I would request another version of collision-protect that notifies users about collisions without stopping emerging process. file type, path, size, md5 would be sufficient. Another way is backing up collided files, notify users and continue emerging.
uhm, why? FEATURES=collision-protect was meant as a QA feature AFAIK, not really targetted for production use. Just my 0.02 SFr.
(In reply to comment #1) > uhm, why? FEATURES=collision-protect was meant as a QA feature AFAIK, not > really targetted for production use. Personally, I don't enable collision-protect because I don't want my merges interrupted. I'm still curious about whether or not collisions occur, however. I suppose we could call it something like "collision-notify", and use the elog system to report collisions.
(In reply to comment #1) > uhm, why? FEATURES=collision-protect was meant as a QA feature AFAIK, not > really targetted for production use. Sorry for too late reply. The reason is that I used collision-protect on a system with lots of manual hack. Most of changes are in /usr/share/locale/vi/LC_MESSAGES/*.mo because I'm also a translator. Most of changes can be discarded but I want to make sure what is discarded (and better keep a backup). So it's not really a production system. It's kind of extending the usage of collision-protect. Zac's "collision-notify" is fine with me.
(In reply to comment #3) > The reason is that I used collision-protect on a system with lots of manual > hack. Most of changes are in /usr/share/locale/vi/LC_MESSAGES/*.mo because I'm > also a translator. Most of changes can be discarded but I want to make sure > what is discarded (and better keep a backup). How about if reuse the CONFIG_PROTECT name mangling scheme for file collisions?

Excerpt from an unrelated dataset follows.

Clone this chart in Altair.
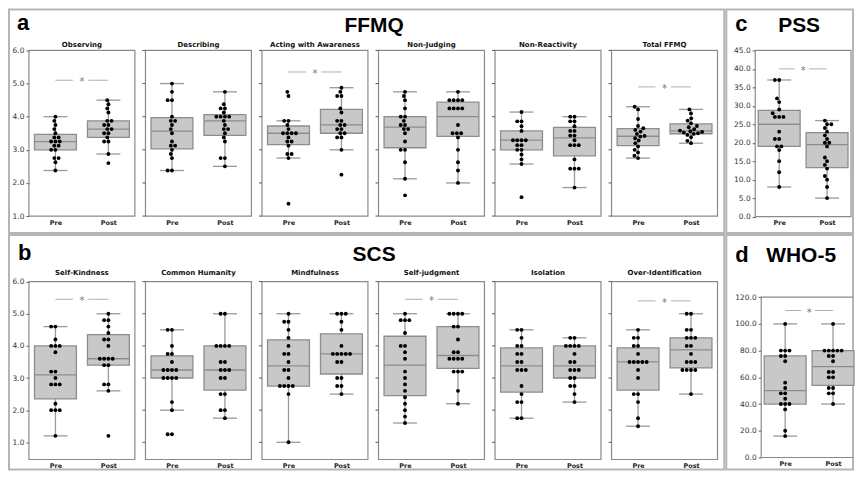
import numpy as np
import pandas as pd
import altair as alt

# ---------------- data ----------------
ffmq_names = ["Observing", "Describing", "Acting with Awareness", "Non-Judging", "Non-Reactivity", "Total FFMQ"]
observing_pre = [4.0, 3.875, 3.75, 3.625, 3.5, 3.375, 3.375, 3.25, 3.25, 3.25, 3.125, 3.125, 3.0, 3.0, 2.75, 2.75, 2.625, 2.375]
observing_post = [4.5, 4.375, 4.25, 4.125, 3.875, 3.875, 3.75, 3.75, 3.625, 3.625, 3.5, 3.5, 3.375, 3.25, 3.25, 2.875, 2.6]
describing_pre = [5.0, 4.75, 4.5, 4.5, 4.0, 3.875, 3.875, 3.75, 3.625, 3.5, 3.25, 3.125, 3.125, 3.0, 2.875, 2.75, 2.375, 2.375]
describing_post = [4.75, 4.375, 4.25, 4.25, 4.125, 4.0, 4.0, 4.0, 4.0, 3.875, 3.75, 3.625, 3.625, 3.5, 3.375, 3.25, 2.75, 2.75, 2.5]
acting_pre = [4.75, 4.625, 3.875, 3.875, 3.75, 3.625, 3.5, 3.5, 3.5, 3.5, 3.375, 3.25, 3.25, 3.125, 2.875, 2.875, 2.75, 1.375]
acting_post = [4.875, 4.75, 4.625, 4.625, 4.25, 4.125, 3.875, 3.875, 3.75, 3.75, 3.625, 3.625, 3.5, 3.5, 3.375, 3.375, 3.0, 2.25]
nonjudging_pre = [4.75, 4.625, 4.5, 4.25, 4.0, 4.0, 3.875, 3.75, 3.75, 3.625, 3.625, 3.5, 3.25, 3.0, 3.0, 2.625, 2.125, 1.625]
nonjudging_post = [4.75, 4.5, 4.5, 4.5, 4.5, 4.25, 4.25, 4.25, 4.25, 3.75, 3.5, 3.5, 3.5, 3.375, 3.0, 2.625, 2.375, 2.0]
nonreact_pre = [4.14, 3.86, 3.86, 3.71, 3.57, 3.29, 3.29, 3.29, 3.29, 3.14, 3.14, 3.0, 3.0, 2.86, 2.71, 2.57, 1.57]
nonreact_post = [4.0, 4.0, 3.86, 3.86, 3.71, 3.57, 3.57, 3.43, 3.43, 3.29, 3.14, 3.14, 3.14, 2.71, 2.43, 2.43, 2.43, 1.86]
total_pre = [4.3, 4.22, 3.93, 3.72, 3.65, 3.6, 3.55, 3.48, 3.42, 3.4, 3.35, 3.28, 3.2, 3.1, 3.0, 2.92, 2.82, 2.75]
total_post = [4.22, 4.1, 3.95, 3.88, 3.8, 3.72, 3.68, 3.62, 3.58, 3.56, 3.54, 3.52, 3.5, 3.48, 3.45, 3.38, 3.27, 3.2]
ffmq_sig = {"Observing": 5.1, "Acting with Awareness": 5.35, "Total FFMQ": 4.9}

scs_names = ["Self-Kindness", "Common Humanity", "Mindfulness", "Self-judgment", "Isolation", "Over-Identification"]
sk_pre = [4.6, 4.6, 4.2, 4.0, 4.0, 4.0, 3.8, 3.2, 3.2, 3.0, 2.8, 2.8, 2.8, 2.2, 2.0, 2.0, 2.0, 1.2]
sk_post = [5.0, 4.8, 4.8, 4.6, 4.4, 4.2, 4.2, 4.0, 3.6, 3.6, 3.6, 3.6, 3.4, 3.4, 2.8, 2.8, 2.6, 1.2]
ch_pre = [4.5, 4.5, 4.0, 3.75, 3.75, 3.5, 3.25, 3.25, 3.25, 3.25, 3.0, 3.0, 3.0, 3.0, 2.25, 2.0, 1.25, 1.25]
ch_post = [5.0, 5.0, 4.0, 4.0, 4.0, 4.0, 3.5, 3.5, 3.25, 3.25, 3.25, 3.0, 3.0, 2.5, 2.5, 2.0, 2.0, 1.75]
mi_pre = [5.0, 4.75, 4.75, 4.5, 4.25, 4.0, 3.75, 3.75, 3.5, 3.25, 3.25, 3.0, 2.75, 2.75, 2.75, 2.75, 2.5, 1.0]
mi_post = [5.0, 5.0, 5.0, 4.75, 4.5, 4.0, 3.75, 3.75, 3.75, 3.75, 3.75, 3.5, 3.5, 3.0, 3.0, 2.75, 2.75, 2.5]
sj_pre = [5.0, 4.8, 4.8, 4.8, 4.4, 4.0, 4.0, 3.8, 3.6, 3.2, 3.0, 2.8, 2.6, 2.4, 2.2, 2.0, 1.8, 1.6]
sj_post = [5.0, 5.0, 5.0, 5.0, 4.6, 4.6, 4.2, 3.8, 3.8, 3.6, 3.6, 3.6, 3.6, 3.2, 3.2, 3.2, 2.6, 2.2]
is_pre = [4.5, 4.5, 4.25, 4.0, 4.0, 3.75, 3.75, 3.5, 3.5, 3.25, 3.25, 3.25, 2.75, 2.5, 2.25, 2.25, 1.75, 1.75]
is_post = [4.25, 4.25, 4.0, 4.0, 4.0, 4.0, 3.75, 3.5, 3.5, 3.25, 3.25, 3.25, 3.0, 3.0, 2.75, 2.75, 2.5, 2.25]
oi_pre = [4.5, 4.25, 4.25, 4.0, 4.0, 3.75, 3.5, 3.5, 3.5, 3.5, 3.5, 3.25, 3.0, 2.5, 2.5, 2.25, 1.75, 1.5]
oi_post = [5.0, 5.0, 4.5, 4.5, 4.25, 4.25, 4.25, 4.0, 4.0, 3.75, 3.5, 3.5, 3.5, 3.25, 3.25, 3.25, 3.25, 2.5]
scs_sig = {"Self-Kindness": 5.45, "Self-judgment": 5.45, "Over-Identification": 5.4}

pss_pre = [37, 37, 32, 31, 29, 28, 27, 27, 27, 23, 21, 21, 19, 19, 18, 15, 12, 8]
pss_post = [26, 25, 25, 24, 23, 22, 21, 20, 20, 19, 16, 15, 14, 13, 11, 10, 8, 5]
pss_sig = {"PSS": 40}

who_pre = [100, 80, 80, 80, 76, 76, 72, 56, 52, 48, 48, 44, 40, 40, 40, 36, 20, 16]
who_post = [100, 80, 80, 80, 80, 80, 76, 76, 72, 64, 64, 60, 60, 52, 52, 48, 48, 40]
who_sig = {"WHO-5": 110}

time_labels = ["Pre", "Post"]

# ---------------- helpers ----------------
DOT_D = 4.3  # swarm spacing in px


def swarm_offsets(vals, ypx, d=DOT_D):
    vals = np.asarray(vals, float)
    order = np.argsort(vals, kind="stable")
    placed = []
    out = np.zeros(len(vals))
    for idx in order:
        y = vals[idx] * ypx
        neigh = [(py, px) for py, px in placed if abs(py - y) < d]
        cands = [0.0]
        for py, px in neigh:
            dx = np.sqrt(max(d * d - (py - y) ** 2, 0.0))
            cands += [px - dx, px + dx]
        cands.sort(key=lambda c: (round(abs(c), 6), c))
        for c in cands:
            if all((c - px) ** 2 + (y - py) ** 2 >= d * d - 1e-6 for py, px in neigh):
                out[idx] = c
                break
        placed.append((y, out[idx]))
    return out


def box_stats(vals):
    v = np.asarray(vals, float)
    q1, med, q3 = np.percentile(v, [25, 50, 75])
    iqr = q3 - q1
    lo = v[v >= q1 - 1.5 * iqr].min()
    hi = v[v <= q3 + 1.5 * iqr].max()
    return q1, med, q3, lo, hi


PITCH = 2.2
BOX_C = "#c8c8c8"
EDGE_C = "#8d8d8d"
WHISK_C = "#9a9a9a"


def section(names, pre, post, sig, ylo, yhi, yticks, W, H, pl, pt, pb, upx,
            letter, title, lpos, tpos, ptitle_y=None, bw_px=21.0, cap_px=12.0):
    sy = (pb - pt) / (yhi - ylo)
    ydom = [ylo - (H - pb) / sy, yhi + pt / sy]
    x0 = -(pl + 0.5 * upx) / upx
    xdom = [x0, x0 + W / upx]
    xs = alt.Scale(domain=xdom, nice=False, zero=False, padding=0)
    ys = alt.Scale(domain=ydom, nice=False, zero=False, padding=0)
    bw, cw = bw_px / upx, cap_px / upx

    xvals, pts, st, fr, sg, tk = [], [], [], [], [], []
    for i, name in enumerate(names):
        base = i * PITCH
        for k, vals in enumerate((pre[i], post[i])):
            c = base + k
            xvals.append(round(c, 4))
            off = swarm_offsets(vals, sy) / upx
            for v, o in zip(vals, off):
                pts.append({"panel": name, "time": time_labels[k], "xp": c + o, "value": v})
            q1, med, q3, lo, hi = box_stats(vals)
            st.append(dict(c=c, bl=c - bw, br=c + bw, cl=c - cw, cr=c + cw,
                           q1=q1, med=med, q3=q3, lo=lo, hi=hi))
        fr.append(dict(name=name, l=base - 0.5, r=base + 1.5, cx=base + 0.5, yb=ylo, yt=yhi))
        if name in sig:
            sg.append(dict(a1=base, a2=base + 0.33, b1=base + 0.62, b2=base + 1.0,
                           sx=base + 0.5, y=sig[name]))
        if i > 0:
            for t in yticks:
                tk.append(dict(t1=base - 0.5, t2=base - 0.5 - 3.0 / upx, y=t))

    xax = alt.Axis(values=xvals, orient="bottom", offset=-(H - pb), domain=False, ticks=False,
                   grid=False, labelExpr=f"abs(datum.value - round(datum.value/{PITCH})*{PITCH}) < 0.5 ? 'Pre' : 'Post'",
                   labelFont="DejaVu Sans", labelFontWeight="bold", labelFontSize=6.5,
                   labelColor="#222222", labelPadding=3, labelFlush=False, labelOverlap=False, title=None)
    yax = alt.Axis(values=yticks, format=".1f", orient="left", offset=-pl, domain=False,
                   ticks=True, tickSize=3, tickColor="#555555", grid=False,
                   labelFont="DejaVu Sans", labelFontSize=7.5, labelColor="#333333",
                   labelPadding=2, labelFlush=False, labelOverlap=False, title=None)

    def X(f):
        return alt.X(f, type="quantitative", scale=xs, axis=xax)

    def Y(f):
        return alt.Y(f, type="quantitative", scale=ys, axis=yax)

    frdf, stdf, ptdf = pd.DataFrame(fr), pd.DataFrame(st), pd.DataFrame(pts)
    layers = []
    layers.append(alt.Chart(frdf).mark_rect(fillOpacity=0, stroke="#8a8a8a", strokeWidth=1.2, clip=True)
                  .encode(x=X("l"), x2="r", y=Y("yb"), y2="yt"))
    if tk:
        layers.append(alt.Chart(pd.DataFrame(tk)).mark_rule(color="#555555", strokeWidth=1)
                      .encode(x=X("t1"), x2="t2", y=Y("y")))
    layers.append(alt.Chart(stdf).mark_rule(color=WHISK_C, strokeWidth=1.3)
                  .encode(x=X("c"), y=Y("lo"), y2="hi"))
    layers.append(alt.Chart(stdf).mark_rect(fill=BOX_C, stroke=EDGE_C, strokeWidth=1.3)
                  .encode(x=X("bl"), x2="br", y=Y("q1"), y2="q3"))
    layers.append(alt.Chart(stdf).mark_rule(color=EDGE_C, strokeWidth=1.3)
                  .encode(x=X("bl"), x2="br", y=Y("med")))
    layers.append(alt.Chart(stdf).mark_rule(color=WHISK_C, strokeWidth=1.3)
                  .encode(x=X("cl"), x2="cr", y=Y("lo")))
    layers.append(alt.Chart(stdf).mark_rule(color=WHISK_C, strokeWidth=1.3)
                  .encode(x=X("cl"), x2="cr", y=Y("hi")))
    layers.append(alt.Chart(ptdf).mark_circle(size=15, color="black", opacity=1)
                  .encode(x=X("xp"), y=Y("value")))
    if sg:
        sgdf = pd.DataFrame(sg)
        layers.append(alt.Chart(sgdf).mark_rule(color="#b0b0b0", strokeWidth=1)
                      .encode(x=X("a1"), x2="a2", y=Y("y")))
        layers.append(alt.Chart(sgdf).mark_rule(color="#b0b0b0", strokeWidth=1)
                      .encode(x=X("b1"), x2="b2", y=Y("y")))
        layers.append(alt.Chart(sgdf).mark_text(text="*", font="DejaVu Sans", fontSize=10,
                                                color="#777777", baseline="middle", dy=2)
                      .encode(x=X("sx"), y=Y("y")))
    if ptitle_y is not None:
        layers.append(alt.Chart(frdf).mark_text(font="DejaVu Sans", fontWeight="bold", fontSize=7,
                                                color="#111111", baseline="alphabetic")
                      .encode(x=X("cx"), y=alt.value(ptitle_y), text="name:N"))
    layers.append(alt.Chart(pd.DataFrame({"t": [letter]}))
                  .mark_text(font="Liberation Sans", fontWeight="bold", fontSize=22, align="left",
                             baseline="alphabetic", color="black")
                  .encode(x=alt.value(lpos[0]), y=alt.value(lpos[1]), text="t:N"))
    layers.append(alt.Chart(pd.DataFrame({"t": [title]}))
                  .mark_text(font="Liberation Sans", fontWeight="bold", fontSize=21, align="center",
                             baseline="alphabetic", color="black")
                  .encode(x=alt.value(tpos[0]), y=alt.value(tpos[1]), text="t:N"))
    return alt.layer(*layers).properties(width=W, height=H)


A = section(ffmq_names,
            [observing_pre, describing_pre, acting_pre, nonjudging_pre, nonreact_pre, total_pre],
            [observing_post, describing_post, acting_post, nonjudging_post, nonreact_post, total_post],
            ffmq_sig, 1.0, 6.0, [1, 2, 3, 4, 5, 6], 717, 224, 20, 41, 207, 53.09,
            "a", "FFMQ", (8, 21), (366, 22.5), ptitle_y=37.5)
C = section(["PSS"], [pss_pre], [pss_post], pss_sig, 0.0, 45.0,
            [0, 5, 10, 15, 20, 25, 30, 35, 40, 45], 127, 224, 29, 41, 207.5, 48,
            "c", "PSS", (9, 22), (73, 22.5))
B = section(scs_names,
            [sk_pre, ch_pre, mi_pre, sj_pre, is_pre, oi_pre],
            [sk_post, ch_post, mi_post, sj_post, is_post, oi_post],
            scs_sig, 0.465, 6.0, [1, 2, 3, 4, 5, 6], 717, 235, 20, 46.7, 225, 53.09,
            "b", "SCS", (9, 25), (366, 26), ptitle_y=40.5)
D = section(["WHO-5"], [who_pre], [who_post], who_sig, 0.0, 120.0,
            [0, 20, 40, 60, 80, 100, 120], 127, 235, 35, 62.3, 223, 48,
            "d", "WHO-5", (9, 26.7), (75, 26.7))

chart = alt.vconcat(
    alt.hconcat(A, C, spacing=0),
    alt.hconcat(B, D, spacing=0),
    spacing=0,
).properties(padding=0).configure_view(stroke="#b5b5b5", strokeWidth=2)

chart.save("out.html", embed_options={"renderer": "svg", "actions": False})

> How about if reuse the CONFIG_PROTECT name mangling scheme for file collisions? Didn't think about that. Yes, it makes sense (with another prefix than ._cfg to prevent confusion of course)
*** Bug 162288 has been marked as a duplicate of this bug. ***
Uhm...FEATURES="collision-protect" is perfectly fine now that all the funky perl stuff doesn't install its manpages. The only "soft" collisions come from badly slotted packages - python-updater and gcc (Bug 136382 and the retarded fix_libtool_files.sh thing) being the major offenders; plus the nasty hardcoded CONFIG_PROTECT on kernel modules (Bug 117972). The last one can be safely worked around by sticking COLLISION_IGNORE="/lib/modules" into make.conf until there's a better solution. Once those are fixed, I'd even suggest this feature should be enabled by default. Getting other packages binaries clobbered by something completely different plain sucks, can cause pretty cryptic bugs and should be always fixed.
*** Bug 184999 has been marked as a duplicate of this bug. ***
As another idea, perhaps there could be a FEATURES option ("collision-binpkg", perhaps) where, whenever a merge is blocked by collision-protect, the freshly compiled program is made into a binpkg so that it can be installed quickly if the collision can be manually verified as spurious.
This has been implemented for some time now.